**** Provided information

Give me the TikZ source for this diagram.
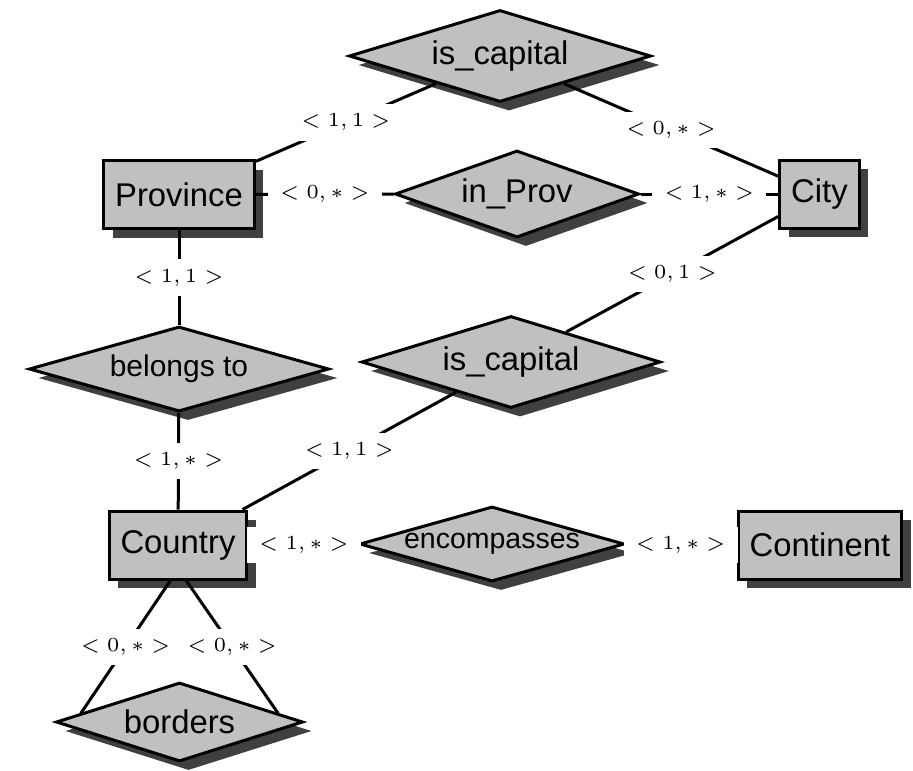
\documentclass[tikz,border=0pt]{standalone}
\usepackage{fontspec}
\newfontfamily\erfont{Liberation Sans}
\usetikzlibrary{shapes.geometric,shadows}
\definecolor{boxgray}{HTML}{C0C0C0}
\definecolor{shadegray}{HTML}{404040}
\tikzset{
  er/.style={draw, line width=0.9pt, fill=boxgray,
    drop shadow={shadow xshift=2.7pt, shadow yshift=-2.7pt, fill=shadegray, opacity=1}},
  entity/.style={er, rectangle, font=\erfont\fontsize{9.85}{11}\selectfont,
    inner xsep=3.45pt, minimum height=20.4pt},
  relation/.style={er, diamond, inner sep=0pt, font=\erfont\fontsize{9.85}{11}\selectfont},
  card/.style={fill=white, font=\fontsize{6}{7}\selectfont, inner xsep=3.7pt, inner ysep=2.9pt},
  link/.style={line width=0.9pt},
}
\begin{document}
\begin{tikzpicture}[x=0.3pt,y=-0.3pt]
\useasboundingbox (0,0) rectangle (913,770);

% entities
\node[entity] (province)  at (179,194.5) {Province};
\node[entity] (city)      at (819.5,194) {City};
\node[entity] (country)   at (178,545)   {Country};
\node[entity] (continent) at (820,545)   {Continent};

% relationships
\node[relation, minimum width=90.6pt, minimum height=27.6pt] (capprov) at (500,56) {\makebox[0pt]{is\_capital}};
\node[relation, minimum width=73.2pt, minimum height=26.1pt] (inprov) at (517,194) {\makebox[0pt]{in\_Prov}};
\node[relation, minimum width=90pt, minimum height=25.5pt,
      font=\erfont\fontsize{9}{11}\selectfont] (belongs) at (179,369) {\makebox[0pt]{belongs to}};
\node[relation, minimum width=89.7pt, minimum height=27.6pt] (capcountry) at (511,362) {\makebox[0pt]{is\_capital}};
\node[relation, minimum width=79.5pt, minimum height=22.5pt,
      font=\erfont\fontsize{8.55}{10}\selectfont] (encomp) at (492,544) {\makebox[0pt]{encompasses}};
\node[relation, minimum width=74.1pt, minimum height=23.7pt] (borders) at (179.5,722) {\makebox[0pt]{borders}};

% connectors with cardinalities
\draw[link] (province) -- node[card, midway] (c1) {$<1,1>$} (capprov);
\draw[link] (city) -- node[card, midway] (c2) {$<0,*>$} (capprov);
\draw[link] (province) -- node[card, midway] (c3) {$<0,*>$} (inprov);
\draw[link] (inprov) -- node[card, midway] (c4) {$<1,*>$} (city);
\draw[link] (province) -- node[card, midway] (c5) {$<1,1>$} (belongs);
\draw[link] (city) -- node[card, midway] (c6) {$<0,1>$} (capcountry);
\draw[link] (belongs) -- node[card, midway] (c7) {$<1,*>$} (country);
\draw[link] (country) -- node[card, midway] (c8) {$<1,1>$} (capcountry);
\draw[link] (country) -- node[card, midway] (c9) {$<1,*>$} (encomp);
\draw[link] (encomp) -- node[card, midway] (c10) {$<1,*>$} (continent);
\draw[link] (country.-102.5) -- node[card, midway] (c11) {$<0,*>$} (borders.175);
\draw[link] (country.-77.5) -- node[card, midway] (c12) {$<0,*>$} (borders.5);
\end{tikzpicture}
\end{document}
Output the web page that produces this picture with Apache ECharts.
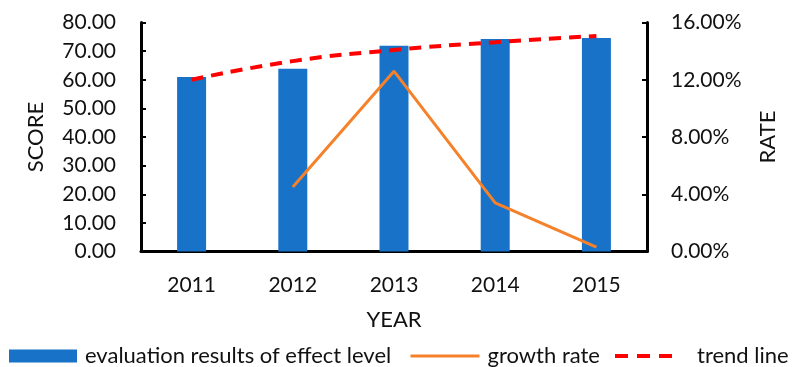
<!DOCTYPE html>
<html>
<head>
<meta charset="utf-8">
<script src="https://cdn.jsdelivr.net/npm/echarts@6/dist/echarts.min.js"></script>
<style>
  html, body { margin: 0; padding: 0; background: #fff; }
  #chart { width: 792px; height: 367px; }
</style>
</head>
<body>
<div id="chart"></div>
<script>
// Years on the category axis
const years = ['2011', '2012', '2013', '2014', '2015'];
// Evaluation score per year (left axis)
const scores = [61.0, 63.8, 71.9, 74.2, 74.6];
// Year-on-year growth rate in percent (right axis); none for the first year
const growth = [null, 4.5, 12.6, 3.4, 0.3];
// Fitted trend of the score (left axis)
const trend = [60.0, 66.5, 70.4, 73.1, 75.3];

const FONT = 'Lato';
const TXT = '#111';
const LABEL_SIZE = 21;
const LEGEND_SIZE = 22;

const chart = echarts.init(document.getElementById('chart'), null, { renderer: 'canvas' });

const axisLine = { show: true, lineStyle: { color: '#000', width: 3 } };
const axisTick = { show: true, inside: true, length: 5, lineStyle: { color: '#000', width: 2 } };

// one legend block per entry so each sits at its own spot on the bottom row
function legendBlock(name, left, width, gap, extra) {
  return Object.assign({
    data: [name],
    left: left, top: 345,
    padding: 0,
    itemWidth: width, itemHeight: 13, itemGap: 0,
    itemStyle: { opacity: 0 },
    textStyle: { fontFamily: FONT, fontSize: LEGEND_SIZE, color: TXT, padding: [0, 0, 0, gap] }
  }, extra || {});
}

chart.setOption({
  animation: false,
  textStyle: { fontFamily: FONT, color: TXT },
  grid: { left: 141, right: 145, top: 22.5, bottom: 115.5 },
  legend: [
    legendBlock('evaluation results of effect level', 9, 68, 3,
      { data: [{ name: 'evaluation results of effect level', icon: 'rect' }], itemStyle: {} }),
    legendBlock('growth rate', 409, 69, 3, { lineStyle: { width: 3 } }),
    legendBlock('trend line', 613, 57, 20, { lineStyle: { type: [13, 9], width: 4 } })
  ],
  xAxis: {
    type: 'category',
    data: years,
    name: 'YEAR',
    nameLocation: 'middle',
    nameGap: 57,
    nameTextStyle: { fontFamily: FONT, fontSize: LEGEND_SIZE, color: TXT },
    axisLine: axisLine,
    axisTick: { show: false },
    axisLabel: { fontFamily: FONT, fontSize: LABEL_SIZE, color: TXT, margin: 23 }
  },
  yAxis: [
    {
      type: 'value',
      min: 0, max: 80, interval: 10,
      name: 'SCORE',
      nameLocation: 'middle',
      nameRotate: 90,
      nameGap: 94,
      nameTextStyle: { fontFamily: FONT, fontSize: LEGEND_SIZE, color: TXT },
      axisLine: axisLine,
      axisTick: axisTick,
      splitLine: { show: false },
      axisLabel: {
        fontFamily: FONT, fontSize: LABEL_SIZE, color: TXT, margin: 25,
        formatter: v => v.toFixed(2)
      }
    },
    {
      type: 'value',
      min: 0, max: 16, interval: 4,
      name: 'RATE',
      nameLocation: 'middle',
      nameRotate: 90,
      nameGap: 110,
      nameTextStyle: { fontFamily: FONT, fontSize: LEGEND_SIZE, color: TXT },
      axisLine: axisLine,
      axisTick: axisTick,
      splitLine: { show: false },
      axisLabel: {
        fontFamily: FONT, fontSize: LABEL_SIZE, color: TXT, margin: 24,
        formatter: v => v.toFixed(2) + '%'
      }
    }
  ],
  series: [
    {
      name: 'evaluation results of effect level',
      type: 'bar',
      data: scores,
      barWidth: 29,
      itemStyle: { color: '#1872C8' },
      z: 1
    },
    {
      name: 'growth rate',
      type: 'line',
      yAxisIndex: 1,
      data: growth,
      symbol: 'none',
      connectNulls: false,
      lineStyle: { color: '#F5822A', width: 3 },
      itemStyle: { color: '#F5822A' },
      z: 3
    },
    {
      name: 'trend line',
      type: 'line',
      data: trend,
      smooth: true,
      symbol: 'none',
      lineStyle: { color: '#FF0000', width: 4, type: [12, 8] },
      itemStyle: { color: '#FF0000' },
      z: 4
    }
  ]
});
</script>
</body>
</html>
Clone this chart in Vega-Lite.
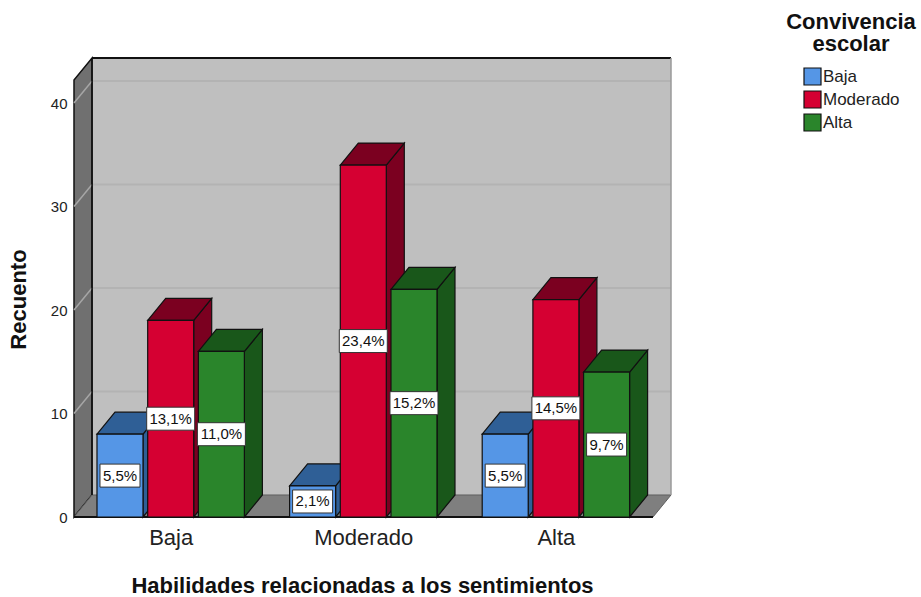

********

» Requirement:
Except for the pictures, copy every line of the records above exactly.

» Solution for this task:
Give me the TikZ source for this diagram.
\documentclass[tikz,border=0pt]{standalone}
\usepackage{fontspec}
\newfontfamily\erfont{Liberation Sans}
\usetikzlibrary{shapes.geometric,shadows}
\definecolor{boxgray}{HTML}{C0C0C0}
\definecolor{shadegray}{HTML}{404040}
\tikzset{
  er/.style={draw, line width=0.9pt, fill=boxgray,
    drop shadow={shadow xshift=2.7pt, shadow yshift=-2.7pt, fill=shadegray, opacity=1}},
  entity/.style={er, rectangle, font=\erfont\fontsize{9.85}{11}\selectfont,
    inner xsep=3.45pt, minimum height=20.4pt},
  relation/.style={er, diamond, inner sep=0pt, font=\erfont\fontsize{9.85}{11}\selectfont},
  card/.style={fill=white, font=\fontsize{6}{7}\selectfont, inner xsep=3.7pt, inner ysep=2.9pt},
  link/.style={line width=0.9pt},
}
\begin{document}
\begin{tikzpicture}[x=0.3pt,y=-0.3pt]
\useasboundingbox (0,0) rectangle (913,770);

% entities
\node[entity] (province)  at (179,194.5) {Province};
\node[entity] (city)      at (819.5,194) {City};
\node[entity] (country)   at (178,545)   {Country};
\node[entity] (continent) at (820,545)   {Continent};

% relationships
\node[relation, minimum width=90.6pt, minimum height=27.6pt] (capprov) at (500,56) {\makebox[0pt]{is\_capital}};
\node[relation, minimum width=73.2pt, minimum height=26.1pt] (inprov) at (517,194) {\makebox[0pt]{in\_Prov}};
\node[relation, minimum width=90pt, minimum height=25.5pt,
      font=\erfont\fontsize{9}{11}\selectfont] (belongs) at (179,369) {\makebox[0pt]{belongs to}};
\node[relation, minimum width=89.7pt, minimum height=27.6pt] (capcountry) at (511,362) {\makebox[0pt]{is\_capital}};
\node[relation, minimum width=79.5pt, minimum height=22.5pt,
      font=\erfont\fontsize{8.55}{10}\selectfont] (encomp) at (492,544) {\makebox[0pt]{encompasses}};
\node[relation, minimum width=74.1pt, minimum height=23.7pt] (borders) at (179.5,722) {\makebox[0pt]{borders}};

% connectors with cardinalities
\draw[link] (province) -- node[card, midway] (c1) {$<1,1>$} (capprov);
\draw[link] (city) -- node[card, midway] (c2) {$<0,*>$} (capprov);
\draw[link] (province) -- node[card, midway] (c3) {$<0,*>$} (inprov);
\draw[link] (inprov) -- node[card, midway] (c4) {$<1,*>$} (city);
\draw[link] (province) -- node[card, midway] (c5) {$<1,1>$} (belongs);
\draw[link] (city) -- node[card, midway] (c6) {$<0,1>$} (capcountry);
\draw[link] (belongs) -- node[card, midway] (c7) {$<1,*>$} (country);
\draw[link] (country) -- node[card, midway] (c8) {$<1,1>$} (capcountry);
\draw[link] (country) -- node[card, midway] (c9) {$<1,*>$} (encomp);
\draw[link] (encomp) -- node[card, midway] (c10) {$<1,*>$} (continent);
\draw[link] (country.-102.5) -- node[card, midway] (c11) {$<0,*>$} (borders.175);
\draw[link] (country.-77.5) -- node[card, midway] (c12) {$<0,*>$} (borders.5);
\end{tikzpicture}
\end{document}
Output the web page that produces this picture with Apache ECharts.
<!DOCTYPE html>
<html>
<head>
<meta charset="utf-8">
<script src="https://cdn.jsdelivr.net/npm/echarts@6/dist/echarts.min.js"></script>
<style>
  html, body { margin: 0; padding: 0; background: #fff; }
  #chart { width: 792px; height: 367px; }
</style>
</head>
<body>
<div id="chart"></div>
<script>
// Years on the category axis
const years = ['2011', '2012', '2013', '2014', '2015'];
// Evaluation score per year (left axis)
const scores = [61.0, 63.8, 71.9, 74.2, 74.6];
// Year-on-year growth rate in percent (right axis); none for the first year
const growth = [null, 4.5, 12.6, 3.4, 0.3];
// Fitted trend of the score (left axis)
const trend = [60.0, 66.5, 70.4, 73.1, 75.3];

const FONT = 'Lato';
const TXT = '#111';
const LABEL_SIZE = 21;
const LEGEND_SIZE = 22;

const chart = echarts.init(document.getElementById('chart'), null, { renderer: 'canvas' });

const axisLine = { show: true, lineStyle: { color: '#000', width: 3 } };
const axisTick = { show: true, inside: true, length: 5, lineStyle: { color: '#000', width: 2 } };

// one legend block per entry so each sits at its own spot on the bottom row
function legendBlock(name, left, width, gap, extra) {
  return Object.assign({
    data: [name],
    left: left, top: 345,
    padding: 0,
    itemWidth: width, itemHeight: 13, itemGap: 0,
    itemStyle: { opacity: 0 },
    textStyle: { fontFamily: FONT, fontSize: LEGEND_SIZE, color: TXT, padding: [0, 0, 0, gap] }
  }, extra || {});
}

chart.setOption({
  animation: false,
  textStyle: { fontFamily: FONT, color: TXT },
  grid: { left: 141, right: 145, top: 22.5, bottom: 115.5 },
  legend: [
    legendBlock('evaluation results of effect level', 9, 68, 3,
      { data: [{ name: 'evaluation results of effect level', icon: 'rect' }], itemStyle: {} }),
    legendBlock('growth rate', 409, 69, 3, { lineStyle: { width: 3 } }),
    legendBlock('trend line', 613, 57, 20, { lineStyle: { type: [13, 9], width: 4 } })
  ],
  xAxis: {
    type: 'category',
    data: years,
    name: 'YEAR',
    nameLocation: 'middle',
    nameGap: 57,
    nameTextStyle: { fontFamily: FONT, fontSize: LEGEND_SIZE, color: TXT },
    axisLine: axisLine,
    axisTick: { show: false },
    axisLabel: { fontFamily: FONT, fontSize: LABEL_SIZE, color: TXT, margin: 23 }
  },
  yAxis: [
    {
      type: 'value',
      min: 0, max: 80, interval: 10,
      name: 'SCORE',
      nameLocation: 'middle',
      nameRotate: 90,
      nameGap: 94,
      nameTextStyle: { fontFamily: FONT, fontSize: LEGEND_SIZE, color: TXT },
      axisLine: axisLine,
      axisTick: axisTick,
      splitLine: { show: false },
      axisLabel: {
        fontFamily: FONT, fontSize: LABEL_SIZE, color: TXT, margin: 25,
        formatter: v => v.toFixed(2)
      }
    },
    {
      type: 'value',
      min: 0, max: 16, interval: 4,
      name: 'RATE',
      nameLocation: 'middle',
      nameRotate: 90,
      nameGap: 110,
      nameTextStyle: { fontFamily: FONT, fontSize: LEGEND_SIZE, color: TXT },
      axisLine: axisLine,
      axisTick: axisTick,
      splitLine: { show: false },
      axisLabel: {
        fontFamily: FONT, fontSize: LABEL_SIZE, color: TXT, margin: 24,
        formatter: v => v.toFixed(2) + '%'
      }
    }
  ],
  series: [
    {
      name: 'evaluation results of effect level',
      type: 'bar',
      data: scores,
      barWidth: 29,
      itemStyle: { color: '#1872C8' },
      z: 1
    },
    {
      name: 'growth rate',
      type: 'line',
      yAxisIndex: 1,
      data: growth,
      symbol: 'none',
      connectNulls: false,
      lineStyle: { color: '#F5822A', width: 3 },
      itemStyle: { color: '#F5822A' },
      z: 3
    },
    {
      name: 'trend line',
      type: 'line',
      data: trend,
      smooth: true,
      symbol: 'none',
      lineStyle: { color: '#FF0000', width: 4, type: [12, 8] },
      itemStyle: { color: '#FF0000' },
      z: 4
    }
  ]
});
</script>
</body>
</html>
Clone this chart in Vega-Lite.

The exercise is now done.